In stead of accounting for the correct amount paid either towards interest or towards principal, he has incorporated an ambiguous plea in the written statement to the effect that he had paid about a sum of Rs.50,000/- -Rs.60,000/- till the date of filing of the written statement. In Ex.A6 reply notice sent as a reply for Ex.A4-Notice, the appellant/defendant has stated that he had borrowed only a sum of Rs.26,000/- from the respondent / plaintiff. Apart from that, in the reply, the appellant/defendant has denied having deposited Ex.A2 title deed. In paragraph 3 of the written statement also he has blindly denied the alleged deposit of title deed. But while doing so, he has noted the date of settlement deed wrongly as 15.07.2007 instead of 13.07.2007. In his evidence, the appellant/defendant gave a go by to the total denial made in the written statement and chose to state that he borrowed little-by-little a total sum of Rs.70,000/- between 2007 and 2008 and that during that period, apart from getting a signatures in the blank papers and unfilled promissory notes, the respondent/plaintiff enquired whether the appellant/defendant had any immovable property, whereupon the appellant/defendant showed Ex.A2 settlement deed to show that he had got property in his name and that the respondent/plaintiff who got it promising to return it after perusing it, chose to kept it with him. The above said stand of the appellant/defendant will probabalize the case of the respondent/plaintiff and improbabalize the case of the appellant/defendant. 9. Of course it has been admitted that prior to the filing of the suit, the wife of the appellant/defendant chose to lodge a complaint with the police under the original of Ex.B2 and the police without registering an FIR, conducted an enquiry. Ex.B1 has been produced as a copy of the statement given by the respondent /plaintiff to the police agreeing to get a sum of Rs.80,000/-in full quit. It is pertinent to note that the appellant/defendant was not the complainant and on the other hand, his wife was made to lodge a complaint. It is also an admitted fact that no FIR was registered based on the said complaint. Ex.B1 was obtained in the police station. It will, at the best, show that the respondent/plaintiff was prepared to accept Rs.80,000/-in full quit, if the amount was paid without driving him to file a suit.
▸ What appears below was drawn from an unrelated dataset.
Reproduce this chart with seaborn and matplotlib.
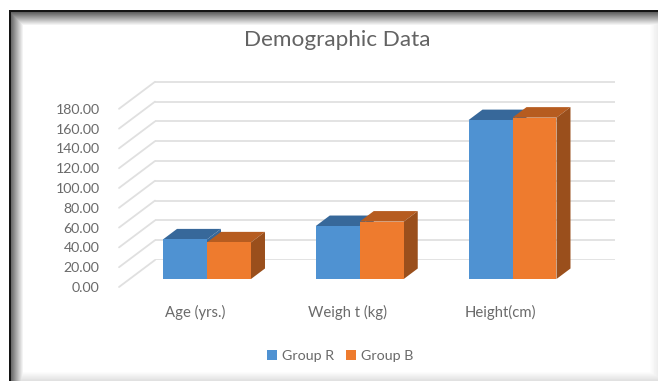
import matplotlib
matplotlib.use("Agg")
import matplotlib.pyplot as plt
from matplotlib.patches import Rectangle
import numpy as np
import pandas as pd
import seaborn as sns

categories = ["Age (yrs.)", "Weigh t (kg)", "Height(cm)"]
group_r = [40.0, 53.5, 160.5]
group_b = [37.0, 58.0, 163.0]
y_ticks = [0, 20, 40, 60, 80, 100, 120, 140, 160, 180]

W, H = 658, 381
BLUE, ORANGE = "#4f92d2", "#ee7b2e"
BLUE_TOP, ORANGE_TOP, ORANGE_SIDE = "#37689a", "#b65c20", "#9a4f1c"
GRID, TEXT = "#e0e0e0", "#6a6a6a"
FONT = "Lato"

sns.set_theme(style="white")
plt.rcParams["font.family"] = [FONT, "DejaVu Sans"]

df = pd.DataFrame({
    "category": categories * 2,
    "group": ["Group R"] * 3 + ["Group B"] * 3,
    "value": group_r + group_b,
})

fig = plt.figure(figsize=(W / 100, H / 100), dpi=100, facecolor="white")


def box(left, top, right, bottom):
    """Axes rectangle from pixel edges measured from the top-left corner."""
    return [left / W, 1 - bottom / H, (right - left) / W, (bottom - top) / H]


# Chart card: black hairline at left and top, fading inward; faint shade at right and bottom
CARD_L, CARD_T = 9, 10
xx, yy = np.meshgrid(np.arange(W), np.arange(H))


def edge_fade(dist, start, length, strength):
    return strength * np.clip(1 - (dist - start) / length, 0, 1)


shade = np.maximum.reduce([
    edge_fade(xx - CARD_L, 2, 12, 0.58),
    edge_fade(yy - CARD_T, 2, 13, 0.62),
    edge_fade(W - 1 - xx, 0, 8, 0.07),
    edge_fade(H - 1 - yy, 0, 9, 0.12),
])
card = 1 - shade
card[(xx - CARD_L < 2) | (yy - CARD_T < 2)] = 0.08
card[(xx < CARD_L) | (yy < CARD_T)] = 1.0
bg = fig.add_axes([0, 0, 1, 1], zorder=0)
bg.imshow(card, cmap="gray", vmin=0, vmax=1, aspect="auto", interpolation="nearest")
bg.axis("off")

PX_PER_UNIT = 0.99
BASE_Y = 279.0
PLOT_TOP = BASE_Y - 190 * PX_PER_UNIT
CENTER0, SPACING = 207.0, 152.75
LEFT, RIGHT = 119.0, 615.0
DEPTH_X, DEPTH_Y = 14.0, 10.5
WALL_DX, WALL_DY = 36.0, 19.0
FLOOR_DY = 8.0

# Back wall: horizontal gridlines sit behind the bars, shifted up and to the right
wall = fig.add_axes(box(LEFT + WALL_DX, PLOT_TOP - WALL_DY, RIGHT, BASE_Y - WALL_DY), zorder=1)
wall.patch.set_alpha(0)
wall.set_ylim(0, 190)
wall.set_xlim(0, 1)
wall.set_xticks([])
wall.set_yticks(y_ticks)
wall.tick_params(left=False, labelleft=False)
wall.grid(axis="y", color=GRID, lw=1.3)
sns.despine(ax=wall, left=True, bottom=True)

# Front edge of the floor carries the value labels and the slanted wall lines
floor = fig.add_axes(box(LEFT, PLOT_TOP + FLOOR_DY, RIGHT, BASE_Y + FLOOR_DY), zorder=1)
floor.patch.set_alpha(0)
floor.set_ylim(0, 190)
floor.set_xlim(0, RIGHT - LEFT)
floor.set_xticks([])
floor.set_yticks(y_ticks, [f"{v:.2f}" for v in y_ticks])
floor.tick_params(left=False, pad=8, labelsize=10.2, labelcolor=TEXT)
sns.despine(ax=floor, left=True, bottom=True)
rise = (WALL_DY + FLOOR_DY) / PX_PER_UNIT
for v in y_ticks:
    floor.plot([0, WALL_DX], [v, v + rise], color=GRID, lw=1.3, clip_on=False)

# Front faces of the columns
ax = fig.add_axes(box(LEFT, PLOT_TOP, RIGHT, BASE_Y), zorder=2)
ax.patch.set_alpha(0)
sns.barplot(data=df, x="category", y="value", hue="group", order=categories,
            hue_order=["Group R", "Group B"], palette=[BLUE, ORANGE],
            width=0.576, gap=0, saturation=1, legend=False, ax=ax, zorder=5,
            linewidth=0, edgecolor="none")
ax.set_xlim((LEFT - CENTER0) / SPACING, (RIGHT - CENTER0) / SPACING)
ax.set_ylim(0, 190)
ax.set(xlabel="", ylabel="", yticks=[])
ax.set_xticks(range(3), [])
ax.tick_params(bottom=False)
sns.despine(ax=ax, left=True, bottom=True)

# Top and side faces extruded from each column's front face
dx = DEPTH_X / SPACING
dy = DEPTH_Y / PX_PER_UNIT
for container, top_col, side_col, z in zip(ax.containers, [BLUE_TOP, ORANGE_TOP],
                                           [BLUE_TOP, ORANGE_SIDE], [3, 4]):
    for bar in container:
        x0, x1 = bar.get_x(), bar.get_x() + bar.get_width()
        h = bar.get_height()
        ax.fill([x0, x1, x1 + dx, x0 + dx], [h, h, h + dy, h + dy], color=top_col, lw=0, zorder=z)
        ax.fill([x1, x1 + dx, x1 + dx, x1], [0, dy, h + dy, h], color=side_col, lw=0, zorder=z)

# Category labels, written below the floor
for i, label in enumerate(categories):
    ax.annotate(label, (i, 0), xytext=(-12, -33), textcoords="offset pixels",
                ha="center", va="center", fontsize=10.7, color=TEXT)

fig.text(337 / W, 1 - 40 / H, "Demographic Data", ha="center", va="center",
         fontsize=16.2, color="#636363")

# Legend
handles = [Rectangle((0, 0), 1, 1, fc=c, ec="none") for c in (BLUE, ORANGE)]
fig.legend(handles, ["Group R", "Group B"], loc="center", bbox_to_anchor=(340 / W, 1 - 356 / H),
           ncol=2, frameon=False, fontsize=10.3, labelcolor=TEXT, handlelength=0.7,
           handleheight=0.7, handletextpad=0.35, columnspacing=0.8)

fig.savefig("out.png", dpi=100)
It is also an admitted fact that no FIR was registered based on the said complaint. Ex.B1 was obtained in the police station. It will, at the best, show that the respondent/plaintiff was prepared to accept Rs.80,000/-in full quit, if the amount was paid without driving him to file a suit. The same cannot be taken as an admission that the amount borrowed was only Rs.70,000/- and not Rs.1,20,000/- as contended by the respondent / plaintiff. The other document Ex.B3 produced by the appellant/defendant is nothing but a pocket note purporting to be a note containing the particulars written by the respondent / plaintiff on various dates regarding the amount due. It does not contain the signature of the respondent / plaintiff or the signature of anybody on his behalf. The learned appellate Judge found it to be a self-serving document insufficient to prove the case of the appellant/defendant. The said finding of the lower appellate Court cannot be found fault with. It cannot be termed either defective or infirm, much less perverse. 10. The other contention of the learned counsel for the appellant that neither Ex.A1 nor Ex.A3 has been attested by an attestor and hence, those documents are to be presumed to have been created using the blank promissory notes and blank papers in which the appellant's / defendant's signatures had been obtained, has got to be discountenanced. Neither of the documents is required by law to be attested. Therefore, the said contention deserves rejection. In addition, when a person signs a Negotiable instrument knowing fully well that it is a negotiable instrument leaving blanks and hands it over to the other person, the other person is entitled to fill up the blanks and make it a full-fledged negotiable instrument. In such a case, the proof of the said fact may tilt the balance if the defendant is able to prove the absence of consideration or the other circumstances probabalizing his case. In the absence of such reliable and concrete evidence, the presumption that the promissory note is supported by consideration will arise. In this case, apart from the presumption, there is a clear evidence adduced on the side of the plaintiff that a sum of Rs.1,20,000/-was lent for which Ex.A1 promissory note was executed and Ex.A2 title deed was deposited under Ex.A3 letter. The defence plea in this regard, as pointed out supra, is tantalizing.
In this case, apart from the presumption, there is a clear evidence adduced on the side of the plaintiff that a sum of Rs.1,20,000/-was lent for which Ex.A1 promissory note was executed and Ex.A2 title deed was deposited under Ex.A3 letter. The defence plea in this regard, as pointed out supra, is tantalizing. Therefore, the finding of the lower appellate Court that the defendant, on whom the burden of proving his defence case in the set of circumstances leading to the filing of the case, has not discharged his burden and he has failed to prove his defence theory cannot be interfered with as it cannot be termed either defective or infirm, much less perverse. Unless the finding of fact is proved to be perverse, in which case alone such question shall get elevated to the position of a substantial question of law, the same cannot be interfered with in the second appeal. No substantial question of law is proved to have arisen for determination in this second appeal. Not even a question of law is shown to have been decided wrongly or erroneously by the lower appellate Court. There is no merit in the second appeal and the second appeal deserves dismissal. 11. It must be noted that though the contractual rate of interest is 18%, the lower appellate Court has taken a lenient view and allowed only interest at the rate of 6% from the date of borrowal till realization. Though the respondent/defendant could have very well filed a cross-appeal or cross-objection, he has not done so. Since the lower appellate Court itself has shown indulgence in reducing interest, there cannot be any question of this Court showing indulgence mitigating the sufferings of the appellant/defendant by reducing interest holding the interest awarded to be unreasonable or exorbitant. The lower appellate Court has rightly held that the suit debt was secured by an equitable mortgage by deposit of title deeds and hence the respondent/plaintiff is entitled to a preliminary decree on mortgage for sale in respect of the property described in the plaint schedule. There is no ground to interfere with the well considered finding of the lower appellate Court. No substantial question of law is proved to have arisen in this case. Factual findings are not shown to be perverse.
There is no ground to interfere with the well considered finding of the lower appellate Court. No substantial question of law is proved to have arisen in this case. Factual findings are not shown to be perverse. For all the reasons stated above this Court comes to the conclusion that there is no merit in the second appeal and the same deserves to be dismissed. Accordingly, the second appeal is dismissed. However, there shall be no order as to costs. Consequently, the connected miscellaneous petition is closed.